**Data segment:**
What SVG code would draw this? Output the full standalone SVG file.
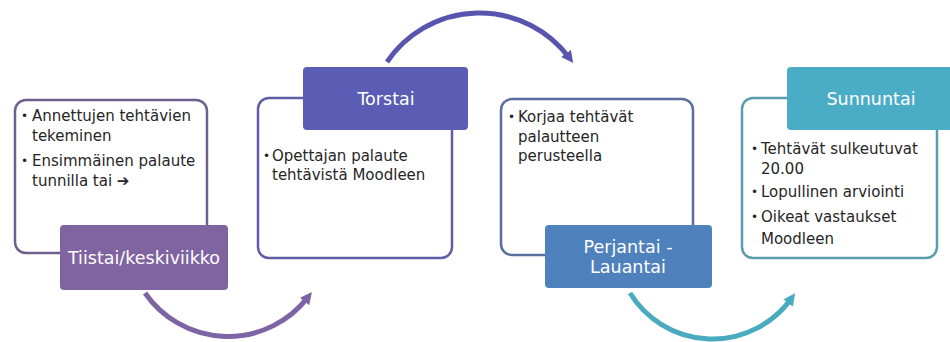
<svg xmlns="http://www.w3.org/2000/svg" width="950" height="342" viewBox="0 0 950 342">
<defs>
<style>
.body{font-family:"DejaVu Sans","Liberation Sans",sans-serif;font-size:15px;fill:#262626}
.blt{font-size:12px}
.lbl{font-family:"DejaVu Sans","Liberation Sans",sans-serif;font-size:17.5px;fill:#ffffff;text-anchor:middle}
.box{fill:#ffffff;stroke-width:2.5}
.arc{fill:none;stroke-width:5}
</style>
<marker id="ahP" markerUnits="userSpaceOnUse" markerWidth="12" markerHeight="12" viewBox="0 0 12 12" refX="5" refY="6" orient="auto"><path d="M0,0 L12,6 L0,12 z" fill="#7d65a5"/></marker>
<marker id="ahB" markerUnits="userSpaceOnUse" markerWidth="12" markerHeight="12" viewBox="0 0 12 12" refX="5" refY="6" orient="auto"><path d="M0,0 L12,6 L0,12 z" fill="#5755ae"/></marker>
<marker id="ahT" markerUnits="userSpaceOnUse" markerWidth="12" markerHeight="12" viewBox="0 0 12 12" refX="5" refY="6" orient="auto"><path d="M0,0 L12,6 L0,12 z" fill="#4aaabf"/></marker>
</defs>
<rect width="950" height="342" fill="#ffffff"/>

<g id="connectors">
<path class="arc" stroke="#7d65a5" d="M145,293 A101,101 0 0 0 307.6,297.6" marker-end="url(#ahP)"/>
<path class="arc" stroke="#5755ae" d="M387,62 A112,112 0 0 1 569,57.5" marker-end="url(#ahB)"/>
<path class="arc" stroke="#4aaabf" d="M630,293 A97,97 0 0 0 791,299" marker-end="url(#ahT)"/>
</g>

<g id="node-tiistai">
<rect class="box" x="15" y="100" width="192" height="153" rx="11" stroke="#6e5f8e"/>
<text class="body"><tspan class="blt" x="21" y="120">•</tspan><tspan x="32" y="121">Annettujen tehtävien</tspan><tspan x="32" y="141">tekeminen</tspan><tspan class="blt" x="21" y="165">•</tspan><tspan x="32" y="166">Ensimmäinen palaute</tspan><tspan x="32" y="186">tunnilla tai ➔</tspan></text>
<rect x="60" y="225" width="168" height="65" rx="4" fill="#8064a2"/>
<text class="lbl" x="144" y="264">Tiistai/keskiviikko</text>
</g>

<g id="node-torstai">
<rect class="box" x="258" y="98" width="194" height="160" rx="11" stroke="#5f5ea6"/>
<rect x="303" y="67" width="165" height="63" rx="4" fill="#5b5cb3"/>
<text class="lbl" x="386" y="105">Torstai</text>
<text class="body"><tspan class="blt" x="263" y="160">•</tspan><tspan x="272" y="161">Opettajan palaute</tspan><tspan x="272" y="180">tehtävistä Moodleen</tspan></text>
</g>

<g id="node-perjantai">
<rect class="box" x="501" y="99" width="192" height="156" rx="11" stroke="#5a6e9f"/>
<text class="body"><tspan class="blt" x="508" y="121">•</tspan><tspan x="518" y="122">Korjaa tehtävät</tspan><tspan x="518" y="142">palautteen</tspan><tspan x="518" y="161">perusteella</tspan></text>
<rect x="545" y="225" width="167" height="63" rx="4" fill="#4f81bd"/>
<text class="lbl"><tspan x="628" y="253">Perjantai -</tspan><tspan x="628" y="273">Lauantai</tspan></text>
</g>

<g id="node-sunnuntai">
<rect class="box" x="742" y="98" width="195" height="160" rx="11" stroke="#5b9caf"/>
<rect x="787" y="67" width="170" height="63" rx="4" fill="#4bacc6"/>
<text class="lbl" x="871" y="105">Sunnuntai</text>
<text class="body"><tspan class="blt" x="751" y="153">•</tspan><tspan x="761" y="154">Tehtävät sulkeutuvat</tspan><tspan x="761" y="174">20.00</tspan><tspan class="blt" x="751" y="196">•</tspan><tspan x="761" y="197">Lopullinen arviointi</tspan><tspan class="blt" x="751" y="221">•</tspan><tspan x="761" y="222">Oikeat vastaukset</tspan><tspan x="761" y="244">Moodleen</tspan></text>
</g>
</svg>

**Instructions for the task:** Repeat the material above in full and unchanged, minus its images.

**Response for this exercise:**
What SVG code would draw this? Output the full standalone SVG file.
<svg xmlns="http://www.w3.org/2000/svg" width="950" height="342" viewBox="0 0 950 342">
<defs>
<style>
.body{font-family:"DejaVu Sans","Liberation Sans",sans-serif;font-size:15px;fill:#262626}
.blt{font-size:12px}
.lbl{font-family:"DejaVu Sans","Liberation Sans",sans-serif;font-size:17.5px;fill:#ffffff;text-anchor:middle}
.box{fill:#ffffff;stroke-width:2.5}
.arc{fill:none;stroke-width:5}
</style>
<marker id="ahP" markerUnits="userSpaceOnUse" markerWidth="12" markerHeight="12" viewBox="0 0 12 12" refX="5" refY="6" orient="auto"><path d="M0,0 L12,6 L0,12 z" fill="#7d65a5"/></marker>
<marker id="ahB" markerUnits="userSpaceOnUse" markerWidth="12" markerHeight="12" viewBox="0 0 12 12" refX="5" refY="6" orient="auto"><path d="M0,0 L12,6 L0,12 z" fill="#5755ae"/></marker>
<marker id="ahT" markerUnits="userSpaceOnUse" markerWidth="12" markerHeight="12" viewBox="0 0 12 12" refX="5" refY="6" orient="auto"><path d="M0,0 L12,6 L0,12 z" fill="#4aaabf"/></marker>
</defs>
<rect width="950" height="342" fill="#ffffff"/>

<g id="connectors">
<path class="arc" stroke="#7d65a5" d="M145,293 A101,101 0 0 0 307.6,297.6" marker-end="url(#ahP)"/>
<path class="arc" stroke="#5755ae" d="M387,62 A112,112 0 0 1 569,57.5" marker-end="url(#ahB)"/>
<path class="arc" stroke="#4aaabf" d="M630,293 A97,97 0 0 0 791,299" marker-end="url(#ahT)"/>
</g>

<g id="node-tiistai">
<rect class="box" x="15" y="100" width="192" height="153" rx="11" stroke="#6e5f8e"/>
<text class="body"><tspan class="blt" x="21" y="120">•</tspan><tspan x="32" y="121">Annettujen tehtävien</tspan><tspan x="32" y="141">tekeminen</tspan><tspan class="blt" x="21" y="165">•</tspan><tspan x="32" y="166">Ensimmäinen palaute</tspan><tspan x="32" y="186">tunnilla tai ➔</tspan></text>
<rect x="60" y="225" width="168" height="65" rx="4" fill="#8064a2"/>
<text class="lbl" x="144" y="264">Tiistai/keskiviikko</text>
</g>

<g id="node-torstai">
<rect class="box" x="258" y="98" width="194" height="160" rx="11" stroke="#5f5ea6"/>
<rect x="303" y="67" width="165" height="63" rx="4" fill="#5b5cb3"/>
<text class="lbl" x="386" y="105">Torstai</text>
<text class="body"><tspan class="blt" x="263" y="160">•</tspan><tspan x="272" y="161">Opettajan palaute</tspan><tspan x="272" y="180">tehtävistä Moodleen</tspan></text>
</g>

<g id="node-perjantai">
<rect class="box" x="501" y="99" width="192" height="156" rx="11" stroke="#5a6e9f"/>
<text class="body"><tspan class="blt" x="508" y="121">•</tspan><tspan x="518" y="122">Korjaa tehtävät</tspan><tspan x="518" y="142">palautteen</tspan><tspan x="518" y="161">perusteella</tspan></text>
<rect x="545" y="225" width="167" height="63" rx="4" fill="#4f81bd"/>
<text class="lbl"><tspan x="628" y="253">Perjantai -</tspan><tspan x="628" y="273">Lauantai</tspan></text>
</g>

<g id="node-sunnuntai">
<rect class="box" x="742" y="98" width="195" height="160" rx="11" stroke="#5b9caf"/>
<rect x="787" y="67" width="170" height="63" rx="4" fill="#4bacc6"/>
<text class="lbl" x="871" y="105">Sunnuntai</text>
<text class="body"><tspan class="blt" x="751" y="153">•</tspan><tspan x="761" y="154">Tehtävät sulkeutuvat</tspan><tspan x="761" y="174">20.00</tspan><tspan class="blt" x="751" y="196">•</tspan><tspan x="761" y="197">Lopullinen arviointi</tspan><tspan class="blt" x="751" y="221">•</tspan><tspan x="761" y="222">Oikeat vastaukset</tspan><tspan x="761" y="244">Moodleen</tspan></text>
</g>
</svg>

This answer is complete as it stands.